Logic is missing from your argument. You watched YouTube to become a jet expert.
APU doesn't run on air at all. There is no air line that feeds an APU and its only "air" line is a bleed air out.
You know nothing about jets but pretend the Internet taught you all you need to know. Until you have tools in hand and years of experience over those who know for real, you're just making up falsehoods that serve nothing but your imagination.
Look at my posts. I'm paid nothing and expose fake shit or bullshit all the time. You're the one here pimping sever misinformation which seems to have no purpose at all. I'm just calling out your bullshit.
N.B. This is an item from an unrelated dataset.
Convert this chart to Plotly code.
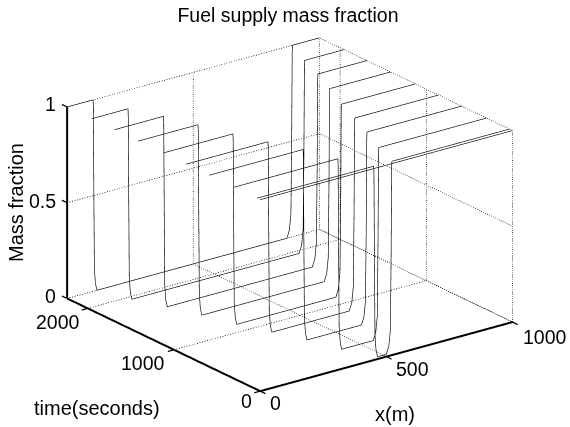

You actually know nothing about my maintenance experience on jets. Small fighters and very large militarized commercial versions. Same concepts, different sizes.
Where are the fuel leaks? Which tanks? Fuselage tanks or wing tanks? They happen all the time. Who would record a small fuel leak on a commercial airliner? Why would it matter?
What secrecy? You can literally go to school to learn all you want about aircraft and become an aviation engineer. There are thousands of aircraft engineers, mechanical systems engineers, avionics engineers. That you don't know any personally just tells me how little you know. I work with people like that all the time. I've been around aviation in and out of the military since the 80s. You? Not so much. And I've been on small planes all the way up to airliner sized aircraft. First hand experience.
I'm just sick of arguing with someone without the skills to find truth and an unwillingness to understand first hand experience versus YouTube conspiracies.
It's a jet, not a mystery.
The fan spins because it is connected via a shaft to the final stage of the turbine at the other end of the engine.
So, instead of using jet thrust, that is mostly absorbed by the final turbine stage and fed to the fan which then provides about 75% of the thrust. That allows them to be not only quieter but more fuel efficient.
My friend is an airport fireman, he’s had to clean jet fuel spills.
One would have to know nothing about aviation to believe this post. Having fueled both military and civilian aircraft, there is more to the fuel system than the wings. For example, on a Boeing 707, the center tank within the fuselage is the largest of all tanks in the aircraft. Wing tanks also carry fuel, but significantly lower volumes than internal tanks within the fuselage.
Fuel is also part of the center-of-gravity measurement for how an aircraft is loaded to maintain "balance" both on ground and airborne. There are limits to all things and fuel is critical to aircraft movement on ground, especially its distribution within the aircrafts different tanks.
This post is bunk.
You must be completely unaware that EVERY tank on EVERY military aircraft is used to take fuel samples every day. The fuel is analyzed for contaminants, but most importantly checked for water because it can foul an engine's ability to perform. Real fuel ran down my real arms when I drained a quart of real fuel into a real jar for every real fuel tank.
I have also been internal to an aircraft's fuel cell and sopped up remaining fuel with real rags and used real fans to dry/evaporate the tank for maintenance to fix a real leak.
I have also witnessed a fuel dump on the ground where the wing fuel dump was activated inadvertently creating a massive real fuel spill.
My experience is first hand, direct maintenance over more than 10 years of time. Yours?
As a ballpark figure, a 747 can take 100 tons of fuel and fly for 10 hours on it.
And by the way, the wings hold up the entire plane, complete with all passengers and luggage, not just the fuel.
Sorry, my rule-of-thumb forgot the other thumb. It's been a while.